━━━ Information provided

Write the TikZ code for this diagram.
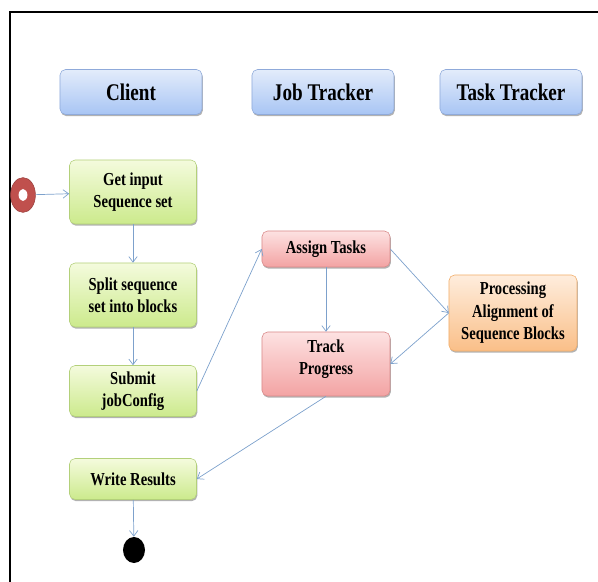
\documentclass[tikz,border=0pt]{standalone}
\usepackage{fontspec}
\setmainfont{Liberation Serif}
\newfontfamily\boxfont[FakeStretch=0.8]{Liberation Serif}
\usetikzlibrary{arrows.meta,shadows,shapes.geometric}

\definecolor{lanetop}{HTML}{E3ECFB}
\definecolor{lanebot}{HTML}{A8C5F4}
\definecolor{laneedge}{HTML}{8FAADA}
\definecolor{greentop}{HTML}{F4FBDD}
\definecolor{greenbot}{HTML}{CCEA8C}
\definecolor{greenedge}{HTML}{B3D07A}
\definecolor{redtop}{HTML}{FDE2E2}
\definecolor{redbot}{HTML}{F3A3A3}
\definecolor{rededge}{HTML}{D98A8A}
\definecolor{orangetop}{HTML}{FEEDDD}
\definecolor{orangebot}{HTML}{FABF88}
\definecolor{orangeedge}{HTML}{F2AE6A}
\definecolor{flowblue}{HTML}{7DA1CC}
\definecolor{ring}{HTML}{C0504D}

\begin{document}
\begin{tikzpicture}[x=0.025cm,y=-0.025cm,
    box/.style={rectangle,rounded corners=4pt,align=center,inner sep=2pt,
      font=\boxfont\fontsize{13}{16}\selectfont\bfseries,
      drop shadow={shadow xshift=0.6pt,shadow yshift=-1.2pt,opacity=0.3,fill=black}},
    lane node/.style={box,draw=laneedge,top color=lanetop,bottom color=lanebot,
      minimum width=3.55cm,minimum height=1.125cm,
      font=\boxfont\fontsize{17}{20}\selectfont\bfseries},
    client node/.style={box,draw=greenedge,top color=greentop,bottom color=greenbot,
      minimum width=3.175cm},
    job node/.style={box,draw=rededge,top color=redtop,bottom color=redbot,
      minimum width=3.2cm},
    task node/.style={box,draw=orangeedge,top color=orangetop,bottom color=orangebot,
      minimum width=3.2cm,minimum height=1.9cm},
    flow/.style={draw=flowblue,line width=0.5pt,-{Straight Barb[length=4pt,width=6pt]}}]
  \useasboundingbox (0,0) rectangle (598,582);
  \draw[line width=2pt] (598,12) -- (10,12) -- (10,582);

  % swimlane headers
  \node[lane node] (client) at (131,92) {Client};
  \node[lane node] (jobtracker) at (323,92) {Job Tracker};
  \node[lane node] (tasktracker) at (511,92) {Task Tracker};

  % client side
  \node[client node,minimum height=1.6cm] (getinput) at (133,192) {Get input\\Sequence set};
  \node[client node,minimum height=1.6cm] (split) at (133,295) {Split sequence\\set into blocks};
  \node[client node,minimum height=1.275cm] (submit) at (133,391) {Submit\\jobConfig};
  \node[client node,minimum height=1.025cm] (write) at (133,479) {Write Results};

  % job tracker
  \node[job node,minimum height=0.9cm] (assign) at (326,249) {Assign Tasks};
  \node[job node,minimum height=1.6cm,text depth=10pt] (track) at (326,364) {Track\\Progress};

  % task tracker
  \node[task node] (process) at (513,313) {Processing\\Alignment of\\Sequence Blocks};

  % start and end
  \node[ellipse,fill=ring,draw=ring!80!black,minimum width=0.62cm,minimum height=0.87cm,inner sep=0pt] (start) at (23,195) {};
  \fill[white] (start.center) ellipse [x radius=0.11cm,y radius=0.15cm];
  \node[ellipse,fill=black,minimum width=0.55cm,minimum height=0.65cm,inner sep=0pt] (stop) at (134,550) {};

  \draw[flow] (start) -- (getinput);
  \draw[flow] (getinput) -- (split);
  \draw[flow] (split) -- (submit);
  \draw[flow] (submit.east) -- (assign.west);
  \draw[flow] (assign) -- (track);
  \draw[flow] (assign.east) -- (process.west);
  \draw[flow] (process.west) -- (track.east);
  \draw[flow] (track.south) -- (write.east);
  \draw[flow] (write) -- (stop);
\end{tikzpicture}
\end{document}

━━━━━━

Exercise goal:
Repeat verbatim all the material, but not the pictures.

Answer to this exercise:
Write the TikZ code for this diagram.
\documentclass[tikz,border=0pt]{standalone}
\usepackage{fontspec}
\setmainfont{Liberation Serif}
\newfontfamily\boxfont[FakeStretch=0.8]{Liberation Serif}
\usetikzlibrary{arrows.meta,shadows,shapes.geometric}

\definecolor{lanetop}{HTML}{E3ECFB}
\definecolor{lanebot}{HTML}{A8C5F4}
\definecolor{laneedge}{HTML}{8FAADA}
\definecolor{greentop}{HTML}{F4FBDD}
\definecolor{greenbot}{HTML}{CCEA8C}
\definecolor{greenedge}{HTML}{B3D07A}
\definecolor{redtop}{HTML}{FDE2E2}
\definecolor{redbot}{HTML}{F3A3A3}
\definecolor{rededge}{HTML}{D98A8A}
\definecolor{orangetop}{HTML}{FEEDDD}
\definecolor{orangebot}{HTML}{FABF88}
\definecolor{orangeedge}{HTML}{F2AE6A}
\definecolor{flowblue}{HTML}{7DA1CC}
\definecolor{ring}{HTML}{C0504D}

\begin{document}
\begin{tikzpicture}[x=0.025cm,y=-0.025cm,
    box/.style={rectangle,rounded corners=4pt,align=center,inner sep=2pt,
      font=\boxfont\fontsize{13}{16}\selectfont\bfseries,
      drop shadow={shadow xshift=0.6pt,shadow yshift=-1.2pt,opacity=0.3,fill=black}},
    lane node/.style={box,draw=laneedge,top color=lanetop,bottom color=lanebot,
      minimum width=3.55cm,minimum height=1.125cm,
      font=\boxfont\fontsize{17}{20}\selectfont\bfseries},
    client node/.style={box,draw=greenedge,top color=greentop,bottom color=greenbot,
      minimum width=3.175cm},
    job node/.style={box,draw=rededge,top color=redtop,bottom color=redbot,
      minimum width=3.2cm},
    task node/.style={box,draw=orangeedge,top color=orangetop,bottom color=orangebot,
      minimum width=3.2cm,minimum height=1.9cm},
    flow/.style={draw=flowblue,line width=0.5pt,-{Straight Barb[length=4pt,width=6pt]}}]
  \useasboundingbox (0,0) rectangle (598,582);
  \draw[line width=2pt] (598,12) -- (10,12) -- (10,582);

  % swimlane headers
  \node[lane node] (client) at (131,92) {Client};
  \node[lane node] (jobtracker) at (323,92) {Job Tracker};
  \node[lane node] (tasktracker) at (511,92) {Task Tracker};

  % client side
  \node[client node,minimum height=1.6cm] (getinput) at (133,192) {Get input\\Sequence set};
  \node[client node,minimum height=1.6cm] (split) at (133,295) {Split sequence\\set into blocks};
  \node[client node,minimum height=1.275cm] (submit) at (133,391) {Submit\\jobConfig};
  \node[client node,minimum height=1.025cm] (write) at (133,479) {Write Results};

  % job tracker
  \node[job node,minimum height=0.9cm] (assign) at (326,249) {Assign Tasks};
  \node[job node,minimum height=1.6cm,text depth=10pt] (track) at (326,364) {Track\\Progress};

  % task tracker
  \node[task node] (process) at (513,313) {Processing\\Alignment of\\Sequence Blocks};

  % start and end
  \node[ellipse,fill=ring,draw=ring!80!black,minimum width=0.62cm,minimum height=0.87cm,inner sep=0pt] (start) at (23,195) {};
  \fill[white] (start.center) ellipse [x radius=0.11cm,y radius=0.15cm];
  \node[ellipse,fill=black,minimum width=0.55cm,minimum height=0.65cm,inner sep=0pt] (stop) at (134,550) {};

  \draw[flow] (start) -- (getinput);
  \draw[flow] (getinput) -- (split);
  \draw[flow] (split) -- (submit);
  \draw[flow] (submit.east) -- (assign.west);
  \draw[flow] (assign) -- (track);
  \draw[flow] (assign.east) -- (process.west);
  \draw[flow] (process.west) -- (track.east);
  \draw[flow] (track.south) -- (write.east);
  \draw[flow] (write) -- (stop);
\end{tikzpicture}
\end{document}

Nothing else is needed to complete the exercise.